• [EXERCISE TASK]:
Reproduce, character for character, the lines below from the first through the one with "from bokeh.resources import INLINE". Leave pictures out.

• [GIVEN DATA]:
════
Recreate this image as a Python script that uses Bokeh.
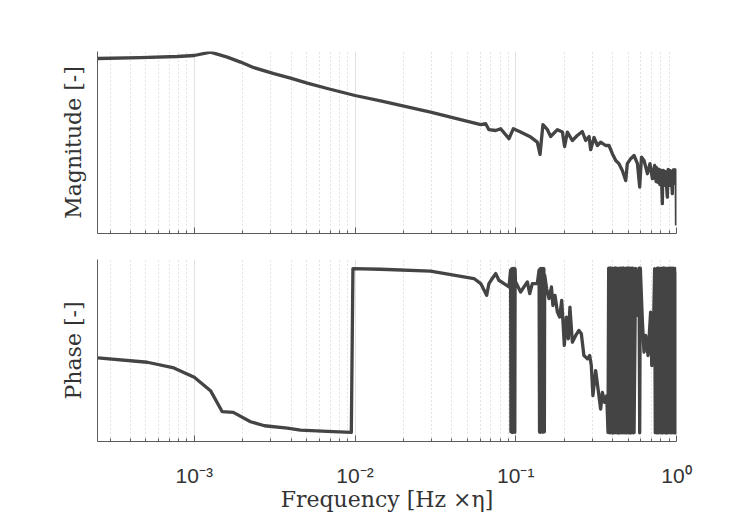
import numpy as np
from bokeh.plotting import figure
from bokeh.layouts import column
from bokeh.models import Range1d, FixedTicker, CustomJSTickFormatter
from bokeh.embed import file_html
from bokeh.resources import INLINE

# ---------------- data ----------------
# log10 of frequency [Hz x eta] and magnitude (arbitrary linear units, 0..91)
mag_logf = [-3.600, -3.334, -3.106, -3.000, -2.899, -2.795, -2.712, -2.629, -2.505, -2.401,
            -2.297, -2.172, -2.000, -1.841, -1.530, -1.218, -1.187, -1.167, -1.125, -1.094,
            -1.042, -1.015, -0.970, -0.907, -0.866, -0.849, -0.831, -0.803, -0.783, -0.741,
            -0.710, -0.696, -0.679, -0.648, -0.617, -0.586, -0.565, -0.544, -0.534, -0.513,
            -0.492, -0.472, -0.441, -0.420, -0.399, -0.378, -0.358, -0.337, -0.316, -0.306,
            -0.285, -0.264, -0.243, -0.229, -0.218, -0.202, -0.181, -0.165, -0.150, -0.136,
            -0.133, -0.130, -0.127, -0.125, -0.122, -0.119, -0.116, -0.113, -0.110, -0.107,
            -0.104, -0.101, -0.098, -0.095, -0.091, -0.088, -0.085, -0.083, -0.080, -0.077,
            -0.074, -0.071, -0.068, -0.065, -0.061, -0.057, -0.054, -0.052, -0.049, -0.047,
            -0.044, -0.042, -0.039, -0.036, -0.033, -0.031, -0.028, -0.026, -0.023, -0.021,
            -0.018, -0.016, -0.013, -0.011, -0.008, -0.006, -0.004, -0.002, 0.000]
magnitude = [87.5, 87.9, 88.5, 89.0, 90.7, 88.2, 85.7, 82.9, 79.9, 77.7,
             75.2, 72.5, 69.0, 66.3, 60.7, 54.4, 54.9, 51.9, 51.5, 52.4,
             47.4, 52.4, 50.7, 48.2, 45.7, 39.5, 54.4, 51.9, 48.5, 51.9,
             50.7, 43.5, 50.7, 46.5, 49.0, 51.0, 46.5, 48.5, 41.9, 48.0,
             44.0, 45.7, 44.0, 44.0, 39.9, 36.5, 34.9, 31.5, 26.5, 34.9,
             37.4, 39.0, 34.9, 23.2, 38.2, 36.5, 29.9, 34.9, 27.4, 34.0,
             27.5, 32.5, 26.0, 33.0, 27.0, 32.4, 25.6, 31.8, 26.5, 32.0,
             24.5, 31.0, 25.8, 31.5, 22.0, 14.9, 30.5, 31.5, 25.0, 31.2,
             26.0, 31.0, 24.0, 30.5, 22.5, 18.2, 29.0, 32.0, 25.5, 31.5,
             26.5, 31.5, 24.0, 31.0, 25.0, 30.8, 23.0, 19.9, 30.0, 31.8,
             25.0, 31.0, 26.5, 31.9, 25.5, 31.0, 26.0, 31.5, 4.0]

# log10 of frequency and phase in degrees (wrapped to +-180)
phase_logf = [-3.600, -3.292, -3.127, -3.000, -2.899, -2.826, -2.757, -2.650, -2.563, -2.421,
              -2.339, -2.172, -2.023, -2.013, -1.841, -1.530, -1.260, -1.218, -1.181, -1.167,
              -1.146, -1.125, -1.105, -1.073, -1.042, -1.032, -1.030, -1.028, -1.026, -1.024,
              -1.022, -1.020, -1.018, -1.016, -1.014, -1.012, -1.010, -1.008, -1.006, -1.004,
              -1.002,
              -0.970, -0.928, -0.913, -0.897, -0.866, -0.855, -0.852, -0.849, -0.846, -0.843,
              -0.840, -0.837, -0.834, -0.831, -0.828, -0.825, -0.822,
              -0.820, -0.808, -0.793, -0.778, -0.769, -0.756, -0.741, -0.727, -0.714, -0.706,
              -0.698, -0.685, -0.673, -0.663, -0.648, -0.627, -0.607, -0.592, -0.576, -0.554,
              -0.540, -0.530, -0.520, -0.503, -0.488, -0.472, -0.461, -0.447, -0.434, -0.426,
              -0.422, -0.417, -0.412, -0.407, -0.402, -0.397, -0.392, -0.387, -0.382, -0.377,
              -0.372, -0.367, -0.362, -0.357, -0.352, -0.347, -0.342, -0.337, -0.332, -0.327,
              -0.322, -0.317, -0.312, -0.307, -0.302, -0.297, -0.292, -0.287, -0.282, -0.277,
              -0.272, -0.267, -0.264, -0.2545, -0.248, -0.233, -0.229, -0.225, -0.212, -0.202,
              -0.192, -0.177, -0.161, -0.154, -0.144, -0.136, -0.132, -0.128, -0.123, -0.119,
              -0.115, -0.110, -0.105, -0.100, -0.095, -0.090, -0.085, -0.080, -0.075, -0.070,
              -0.065, -0.060, -0.055, -0.050, -0.045, -0.040, -0.035, -0.030, -0.025, -0.020,
              -0.015, -0.010, -0.005, 0.000]
phase = [-15.9, -25.5, -37.7, -58.1, -87.1, -132.8, -134.3, -154.5, -163.2, -168.2,
         -172.6, -175.6, -177.8, 177.8, 176.3, 172.0, 156.1, 145.2, 119.7, 145.2,
         156.1, 166.9, 152.4, 145.2, 137.8, 174.1, -176.0, 176.0, -177.0, 177.5,
         -178.0, 176.5, -177.5, 178.0, -176.5, 177.0, -177.0, 178.0, -177.5, 176.5,
         150.0,
         126.9, 148.7, 123.4, 145.2, 145.2, 174.1, -177.0, 177.0, -177.5, 178.0,
         -176.5, 177.0, -177.0, 178.0, -177.0, 177.5, -176.5,
         163.2, 134.3, 112.5, 137.8, 97.9, 119.7, 83.4, 72.5, 108.8, 61.6,
         10.9, 72.5, 25.5, 94.2, 18.1, 32.6, 43.5, 36.4, -10.9, -18.1,
         -10.9, -32.6, -97.9, -43.5, -83.4, -126.9, -90.8, -112.5, -97.9, -177.8,
         178.4, -178.6, 179.0, -178.2, 178.7, -179.1, 178.1, -178.5, 179.2, -177.9,
         178.6, -178.8, 178.3, -179.0, 178.9, -178.3, 178.5, -178.7, 179.1, -178.1,
         178.2, -178.9, 178.8, -178.4, 179.0, -178.6, 178.4, -179.2, 178.7, -178.0,
         178.9, -178.5, -178.3, 178.2, 76.2, 178.5, -178.4, 178.6, 61.6, -3.7,
         32.6, -10.9, 83.4, -32.6, 25.5, 177.8, -178.2, 39.8, -178.6, 178.4,
         -178.7, 178.9, -178.1, 178.3, -178.9, 178.7, -178.4, 179.1, -178.2, 178.5,
         -179.0, 178.2, -178.6, 178.8, -178.3, 178.4, -178.8, 178.6, -178.1, 178.9,
         -178.7, 178.1, -178.4, 170.0]

major_ticks = [1e-3, 1e-2, 1e-1, 1.0]
tick_labels = ["10\u207b\u00b3", "10\u207b\u00b2", "10\u207b\u00b9", "10\u2070"]
x_label = "Frequency [Hz \u00d7\u03b7]"
mag_label = "Magnitude [-]"
phase_label = "Phase [-]"

# ---------------- styling ----------------
LINE = "#444444"
AX = "#5c5c5c"
TXT = "#333333"
minor_ticks = [m * 10.0 ** e for e in (-4, -3, -2, -1) for m in range(2, 10) if m * 10.0 ** e >= 2.5e-4]

mag_f = np.power(10.0, np.array(mag_logf))
ph_f = np.power(10.0, np.array(phase_logf))


def base(height, top, bottom, yr):
    p = figure(width=730, height=height, x_axis_type="log",
               x_range=Range1d(2.5e-4, 1.0), y_range=yr,
               output_backend="svg", toolbar_location=None,
               min_border_left=97, min_border_right=54,
               min_border_top=top, min_border_bottom=bottom)
    p.outline_line_color = None
    p.background_fill_color = "white"
    p.border_fill_color = "white"
    tk = FixedTicker(ticks=major_ticks, minor_ticks=minor_ticks)
    p.xaxis.ticker = tk
    p.xgrid.ticker = tk
    p.xgrid.grid_line_color = "#e2e2e2"
    p.xgrid.grid_line_width = 1
    p.xgrid.minor_grid_line_color = "#c8c8c8"
    p.xgrid.minor_grid_line_dash = "1 3"
    p.ygrid.visible = False
    ax = p.xaxis[0]
    ax.axis_line_color = AX
    ax.major_tick_line_color = AX
    ax.minor_tick_line_color = AX
    ax.major_tick_in = 6
    ax.major_tick_out = 0
    ax.minor_tick_in = 3
    ax.minor_tick_out = 0
    ay = p.yaxis[0]
    ay.axis_line_color = AX
    ay.major_tick_in = 0
    ay.major_tick_out = 0
    ay.minor_tick_in = 0
    ay.minor_tick_out = 0
    ay.major_tick_line_color = None
    ay.minor_tick_line_color = None
    ay.formatter = CustomJSTickFormatter(code="return ''")
    ay.major_label_text_font_size = "1px"
    ay.major_label_standoff = 0
    ay.axis_label_standoff = 12
    ay.axis_label_text_font = "DejaVu Serif"
    ay.axis_label_text_font_size = "22px"
    ay.axis_label_text_font_style = "normal"
    ay.axis_label_text_color = TXT
    return p


p1 = base(246, 51, 13, Range1d(0, 91))
p1.xaxis.formatter = CustomJSTickFormatter(code="return ''")
p1.xaxis.major_label_text_font_size = "1px"
p1.xaxis.major_label_standoff = 0
p1.yaxis.axis_label = mag_label
p1.line(mag_f, magnitude, line_color=LINE, line_width=3.3, line_join="round")

p2 = base(271, 13, 76, Range1d(-197.4, 197.4))
p2.xaxis.formatter = CustomJSTickFormatter(
    args=dict(labels=tick_labels),
    code="const i = Math.round(Math.log10(tick)) + 3; return labels[i];")
p2.xaxis.major_label_text_font = "Liberation Sans"
p2.xaxis.major_label_text_font_size = "21px"
p2.xaxis.major_label_text_color = TXT
p2.xaxis.major_label_standoff = 22
p2.xaxis.axis_label = x_label
p2.xaxis.axis_label_standoff = -3
p2.xaxis.axis_label_text_font = "DejaVu Serif"
p2.xaxis.axis_label_text_font_size = "22px"
p2.xaxis.axis_label_text_font_style = "normal"
p2.xaxis.axis_label_text_color = TXT
p2.yaxis.axis_label = phase_label
p2.line(ph_f, phase, line_color=LINE, line_width=3.3, line_join="round")

layout = column(p1, p2, spacing=0)
open("out.html", "w").write(file_html(layout, INLINE))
════
• [IN RESPONSE]:
Recreate this image as a Python script that uses Bokeh.
import numpy as np
from bokeh.plotting import figure
from bokeh.layouts import column
from bokeh.models import Range1d, FixedTicker, CustomJSTickFormatter
from bokeh.embed import file_html
from bokeh.resources import INLINE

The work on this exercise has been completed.